Page:A Treatise on Electricity and Magnetism - Volume 1.djvu/156

Let us confine our attention to the last of these three groups of terms, merely observing that the other groups are essentially positive. By Green’s theorem

${\displaystyle {\begin{array}{c}\iiint K\left({\frac {dV_{0}}{dx}}{\frac {dU}{dx}}+{\frac {dV_{0}}{dy}}{\frac {dU}{dy}}+{\frac {dV_{0}}{dz}}{\frac {dU}{dz}}\right)dx\ dy\ dz=\iint KU{\frac {dV_{0}}{d\nu }}dS\\\\-\iiint U\left({\frac {d}{dx}}K{\frac {dV_{0}}{dx}}+{\frac {d}{dy}}K{\frac {dV_{0}}{dy}}+{\frac {d}{dz}}K{\frac {dV_{0}}{dz}}\right)dx\ dy\ dz;\end{array}}}$

(6)

the first integral of the second member being extended over the surface of the region and the second throughout the enclosed space. But on the surfaces ${\displaystyle S_{1},S_{2}}$ &c. ${\displaystyle U=0}$, so that these contribute nothing to the surface-integral.

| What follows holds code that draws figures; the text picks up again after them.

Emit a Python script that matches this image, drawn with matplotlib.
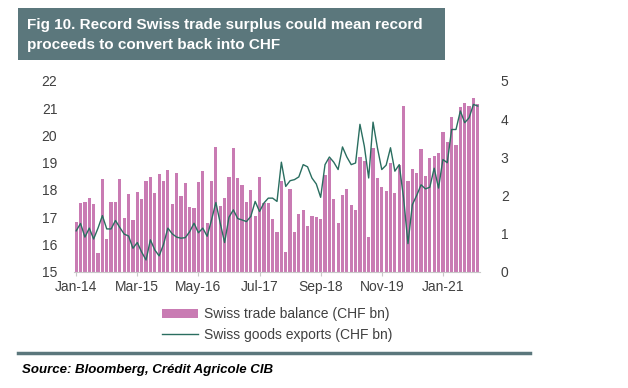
import matplotlib
matplotlib.use("Agg")
import matplotlib.pyplot as plt
from matplotlib.patches import Rectangle, Patch
from matplotlib.lines import Line2D
import numpy as np

plt.rcParams['font.family'] = ['Liberation Sans', 'DejaVu Sans']

# monthly data, Jan-14 .. Sep-21
trade_balance = [
    1.30, 1.80, 1.84, 1.93, 1.78, 0.50, 2.43, 0.85, 1.82, 1.83, 2.43, 1.40,
    2.03, 1.36, 2.10, 1.90, 2.38, 2.48, 2.07, 2.56, 2.37, 2.66, 1.78, 2.58,
    1.99, 2.33, 1.69, 1.68, 2.35, 2.63, 1.28, 2.37, 3.27, 1.71, 1.93, 2.47,
    3.25, 2.46, 2.28, 1.84, 2.15, 1.45, 2.48, 1.80, 1.80, 1.38, 1.03, 2.37,
    0.51, 2.18, 1.04, 1.51, 1.61, 1.20, 1.45, 1.44, 1.38, 2.54, 2.96, 1.91,
    1.28, 2.02, 2.18, 1.76, 1.61, 3.01, 2.89, 0.92, 3.25, 2.45, 2.23, 2.12,
    2.85, 2.06, 2.81, 4.34, 2.37, 2.68, 2.59, 3.22, 2.52, 2.98, 3.04, 3.12,
    3.66, 3.40, 4.06, 3.32, 4.32, 4.43, 4.34, 4.56, 4.39,
]
goods_exports = [
    16.50, 16.77, 16.27, 16.60, 16.20, 16.60, 17.06, 16.57, 16.57, 16.88, 16.62, 16.38,
    16.31, 15.86, 16.07, 15.72, 15.43, 16.17, 15.80, 15.58, 16.00, 16.60, 16.39, 16.27,
    16.23, 16.25, 16.47, 16.78, 16.43, 16.60, 16.30, 16.90, 17.54, 16.78, 16.07, 17.00,
    17.27, 16.95, 16.90, 16.84, 17.03, 17.58, 17.21, 17.52, 17.70, 17.70, 17.58, 19.02,
    18.13, 18.34, 18.38, 18.48, 18.93, 18.85, 18.44, 18.22, 17.73, 18.93, 19.21, 19.02,
    18.75, 19.58, 19.21, 18.93, 18.99, 20.41, 19.61, 18.44, 20.49, 19.55, 18.75, 18.91,
    19.55, 18.69, 18.93, 17.70, 16.03, 17.46, 17.80, 18.19, 18.04, 18.10, 18.80, 18.07,
    19.12, 19.00, 20.22, 20.22, 20.90, 20.47, 20.65, 21.14, 21.08,
]
tick_pos = [0, 14, 28, 42, 56, 70, 84]
tick_labels = ['Jan-14', 'Mar-15', 'May-16', 'Jul-17', 'Sep-18', 'Nov-19', 'Jan-21']

pink = '#c97bb3'
green = '#2a6e60'
slate = '#5b777c'
grey = '#404040'

fig = plt.figure(figsize=(6.28, 3.88), dpi=100)

# title box
fig.patches.append(Rectangle((18/628, 1-60/388), 427/628, 52/388,
                             transform=fig.transFigure, facecolor=slate, edgecolor='none'))
fig.text(27/628, 1-25/388, 'Fig 10. Record Swiss trade surplus could mean record',
         color='white', fontsize=11, fontweight='bold', va='center', ha='left')
fig.text(27/628, 1-45/388, 'proceeds to convert back into CHF',
         color='white', fontsize=11, fontweight='bold', va='center', ha='left')

ax = fig.add_axes([74/628, 1-271.7/388, 406/628, 190.7/388])
ax2 = ax.twinx()

x = np.arange(len(trade_balance))
# bars on right axis, line on left axis
ax2.bar(x, trade_balance, width=0.74, color=pink, edgecolor='none', zorder=1)
ax2.set_ylim(0, 5)
ax.set_ylim(15, 22)
ax.set_zorder(ax2.get_zorder() + 1)
ax.patch.set_visible(False)
ax.plot(x, goods_exports, color=green, lw=1.0, zorder=3)

ax.set_xlim(-0.5, len(x) - 0.5)
ax.set_xticks(tick_pos)
ax.set_xticklabels(tick_labels)
ax.set_yticks(range(15, 23))
ax2.set_yticks(range(0, 6))

for a in (ax, ax2):
    for s in ('top', 'left', 'right'):
        a.spines[s].set_visible(False)
    a.spines['bottom'].set_color('#c8c8c8')
    a.tick_params(axis='y', length=0, labelsize=10, colors=grey)
ax.tick_params(axis='y', pad=12)
ax2.tick_params(axis='y', pad=15)
ax.tick_params(axis='x', length=3, color='#c8c8c8', labelsize=10, labelcolor=grey, pad=3)
ax2.spines['bottom'].set_visible(False)

handles = [Patch(facecolor=pink, edgecolor='none'), Line2D([], [], color=green, lw=1.0)]
fig.legend(handles, ['Swiss trade balance (CHF bn)', 'Swiss goods exports (CHF bn)'],
           loc='center left', bbox_to_anchor=(162/628, 1-324.5/388), frameon=False,
           fontsize=10, handlelength=2.6, handletextpad=0.4, labelspacing=0.45,
           labelcolor=grey, borderpad=0, borderaxespad=0)

# bottom rule and source
fig.add_artist(Line2D([18/628, 530/628], [1-353/388, 1-353/388], transform=fig.transFigure,
                      color=slate, lw=2.5))
fig.text(22/628, 1-370/388, 'Source: Bloomberg, Crédit Agricole CIB', fontsize=9.5,
         fontweight='bold', fontstyle='italic', color='black', va='center', ha='left')

fig.savefig('out.png', dpi=100)
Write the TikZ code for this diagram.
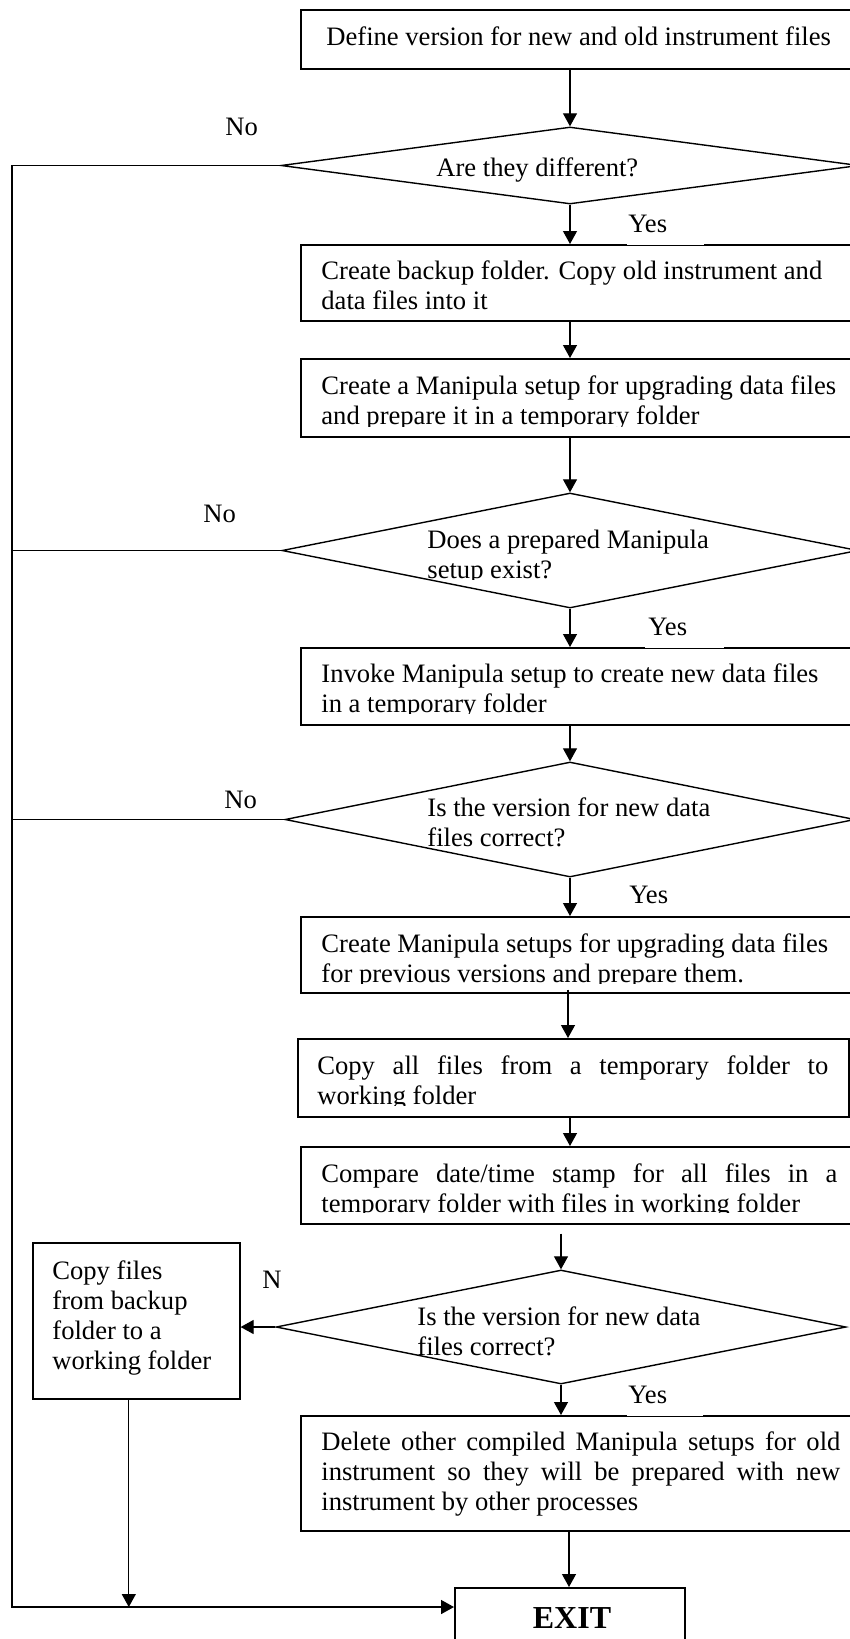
\documentclass[tikz,border=0pt]{standalone}
\usepackage{fontspec}
\setmainfont{Liberation Serif}
\usetikzlibrary{arrows.meta,shapes.geometric}
\begin{document}
\begin{tikzpicture}[x=0.5pt,y=-0.5pt,
  every node/.style={font=\fontsize{13.3}{15}\selectfont},
  boxn/.style={draw, line width=0.8pt, rectangle, inner sep=0pt, anchor=north west},
  dia/.style={draw, line width=0.7pt, diamond, inner sep=0pt},
  txt/.style={inner sep=0pt, anchor=base west},
  lab/.style={inner sep=0pt, anchor=base west},
  yeslab/.style={inner sep=0pt, anchor=base west, fill=white, text depth=6.6pt},
  arr/.style={line width=0.6pt, -{Triangle[length=6.5pt,width=7pt]}},
  conn/.style={line width=0.6pt},
  loopl/.style={line width=0.8pt}]
\useasboundingbox (0,0) rectangle (850,1639);
\fill[white] (0,0) rectangle (850,1639);
\clip (0,0) rectangle (850,1639);
\coordinate (sp) at (570,0);
\coordinate (lft) at (12,0);
% boxes
\node[boxn, minimum width=276pt, minimum height=29.5pt] (b1) at (300,9) {};
\node[boxn, minimum width=276pt, minimum height=38pt] (b2) at (300,244) {};
\node[boxn, minimum width=276pt, minimum height=39pt] (b3) at (300,358) {};
\node[boxn, minimum width=276pt, minimum height=38.5pt] (b4) at (300,647) {};
\node[boxn, minimum width=276pt, minimum height=38pt] (b5) at (300,916) {};
\node[boxn, line width=1.2pt, minimum width=275.75pt, minimum height=39pt] (b6) at (296.5,1038) {};
\node[boxn, minimum width=276pt, minimum height=38.5pt] (b7) at (300,1146) {};
\node[boxn, minimum width=103.5pt, minimum height=78pt] (lb) at (32,1242) {};
\node[boxn, minimum width=276pt, minimum height=57.5pt] (b8) at (300,1415) {};
\node[boxn, minimum width=115pt, minimum height=46.5pt] (ex) at (454,1587) {};
% diamonds
\node[dia, minimum width=289pt, minimum height=38.5pt] (d1) at (570,165.5) {};
\node[dia, minimum width=288pt, minimum height=57.5pt] (d2) at (570,550.5) {};
\node[dia, minimum width=285pt, minimum height=57.5pt] (d3) at (570,819.5) {};
\node[dia, minimum width=285pt, minimum height=57pt] (d4) at (561,1327) {};
% texts
\node[txt] (t1) at (326,45) {Define version for new and old instrument files};
\node[txt] (td1) at (436,176) {Are they different?};
\node[txt] (t2) at (321,279) {\parbox[t]{300pt}{Create backup folder. Copy old instrument and\\data files into it}};
\begin{scope}
\clip (300,358) rectangle (852,426);
\node[txt] (t3) at (321,394) {\parbox[t]{300pt}{Create a Manipula setup for upgrading data files\\and prepare it in a temporary folder}};
\end{scope}
\begin{scope}
\clip (300,493) rectangle (852,579);
\node[txt] (td2) at (427,548) {\parbox[t]{300pt}{Does a prepared Manipula\\setup exist?}};
\end{scope}
\begin{scope}
\clip (300,647) rectangle (852,713);
\node[txt] (t4) at (321,682) {\parbox[t]{300pt}{Invoke Manipula setup to create new data files\\in a temporary folder}};
\end{scope}
\begin{scope}
\clip (300,762) rectangle (852,848);
\node[txt] (td3) at (427,816) {\parbox[t]{300pt}{Is the version for new data\\files correct?}};
\end{scope}
\begin{scope}
\clip (300,916) rectangle (852,983);
\node[txt] (t5) at (321,952) {\parbox[t]{300pt}{Create Manipula setups for upgrading data files\\for previous versions and prepare them.}};
\end{scope}
\begin{scope}
\clip (300,1038) rectangle (852,1105);
\node[txt] (t6) at (317,1074) {\parbox[t]{255.5pt}{\makebox[255.5pt][s]{Copy all files from a temporary folder to}\\working folder}};
\end{scope}
\begin{scope}
\clip (300,1146) rectangle (852,1212);
\node[txt] (t7) at (321,1182) {\parbox[t]{258pt}{\makebox[258pt][s]{Compare date/time stamp for all files in a}\\temporary folder with files in working folder}};
\end{scope}
\node[txt] (td4) at (417,1325) {\parbox[t]{300pt}{Is the version for new data\\files correct?}};
\node[txt] (tlb) at (52,1279) {\parbox[t]{100pt}{Copy files\\from backup\\folder to a\\working folder}};
\node[txt] (t8) at (321,1450) {\parbox[t]{259.5pt}{\makebox[259.5pt][s]{Delete other compiled Manipula setups for old}\\\makebox[259.5pt][s]{instrument so they will be prepared with new}\\instrument by other processes}};
\node[inner sep=0pt, anchor=base, font=\fontsize{16}{18}\selectfont\bfseries] (tex) at (572,1628) {EXIT};
% connectors
\draw[arr] (sp |- b1.south) -- (d1.north);
\draw[arr] (d1.south) -- (sp |- b2.north);
\draw[arr] (sp |- b2.south) -- (sp |- b3.north);
\draw[arr] (sp |- b3.south) -- (d2.north);
\draw[arr] (d2.south) -- (sp |- b4.north);
\draw[arr] (sp |- b4.south) -- (d3.north);
\draw[arr] (d3.south) -- (sp |- b5.north);
\draw[arr] ([xshift=-1pt,yshift=2pt]sp |- b5.south) -- ([xshift=-1pt]sp |- b6.north);
\draw[arr] (sp |- b6.south) -- (sp |- b7.north);
\draw[arr] ([yshift=-4.5pt]d4.north |- b7.south) -- (d4.north);
\draw[arr] (d4.south) -- (d4.south |- b8.north);
\draw[arr] ([xshift=-0.5pt]sp |- b8.south) -- ([xshift=-0.5pt]sp |- ex.north);
\draw[arr] (d4.west) -- (d4.west -| lb.east);
\coordinate (exL) at ([yshift=-10pt]ex.north west);
\draw[loopl] (d2.west) -- (d2.west -| lft);
\draw[loopl] (d3.west) -- (d3.west -| lft);
\draw[loopl, -{Triangle[length=6.5pt,width=7pt]}] (d1.west) -- (d1.west -| lft) -- (lft |- exL) -- (exL);
\draw[arr] ([xshift=-3.75pt]lb.south) -- ([xshift=-3.75pt]lb.south |- exL);
% labels
\node[lab] (no1) at (225,135) {No};
\node[lab] (no2) at (203,522) {No};
\node[lab] (no3) at (224,808) {No};
\node[lab] (n4) at (262,1288) {N};
\node[yeslab] (y1) at (627,232) {\makebox[38.5pt][l]{\hspace{0.5pt}Yes}};
\node[yeslab] (y2) at (645,635) {\makebox[39.5pt][l]{\hspace{1.5pt}Yes}};
\node[yeslab] (y3) at (627,903) {\makebox[38.5pt][l]{\hspace{1pt}Yes}};
\node[yeslab] (y4) at (627,1403) {\makebox[38pt][l]{\hspace{0.5pt}Yes}};
\end{tikzpicture}
\end{document}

Again, on the surface ${\displaystyle S_{0}}$, ${\displaystyle {\tfrac {dV_{0}}{d\nu }}=0}$, so that this surface contributes nothing to the integral. Hence the surface-integral is zero.

The quantity within brackets in the volume-integral also disappears by equation (3), so that the volume-integral is also zero. Hence ${\displaystyle Q}$ is reduced to

${\displaystyle Q={\frac {1}{8\pi }}\iiint K\left({\overline {\frac {dV_{0}}{dx}}}{\Bigg \vert }^{2}+\mathrm {\&c.} \right)dx\ dy\ dz+{\frac {1}{8\pi }}\iiint K\left({\overline {\frac {dU}{dx}}}{\Bigg \vert }^{2}+\mathrm {\&c.} \right)dx\ dy\ dz.}$

(7)

Both these quantities are essentially positive, and therefore the minimum value of ${\displaystyle Q}$ is when

${\displaystyle {\frac {dU}{dx}}={\frac {dU}{dy}}={\frac {dU}{dz}}=0}$

(8)

or when ${\displaystyle U}$ is a constant. But at the surfaces ${\displaystyle S}$, &c. ${\displaystyle U=0}$. Hence ${\displaystyle U=0}$ everywhere, and ${\displaystyle V_{0}}$ gives the unique minimum value of ${\displaystyle Q}$.

Calculation of a Superior Limit of the Coefficients of Capacity.

The quantity ${\displaystyle Q}$ in its minimum form can be expressed by means of Green’s theorem in terms of ${\displaystyle V_{1},V_{2}}$, &c., the potentials of ${\displaystyle S_{1},S_{2}}$, and ${\displaystyle E_{1},E_{2}}$, &c., the charges of these surfaces,

${\displaystyle Q={\frac {1}{2}}\left(V_{1}E_{1}+V_{2}E_{2}+\mathrm {etc.} \right);}$

(9)

or, making use of the coefficients of capacity and induction as defined in Article 87,

${\displaystyle Q={\frac {1}{2}}\left(V_{1}^{2}q_{11}+V_{2}^{2}q_{22}+\mathrm {etc.} \right)+V_{1}V_{2}q_{12}+\mathrm {etc.} ;}$

(10)

The accurate determination of the coefficients ${\displaystyle q}$ is in general difficult, involving the solution of the general equation of statical electricity, but we make use of the theorem we have proved to determine a superior limit to the value of any of these coefficients.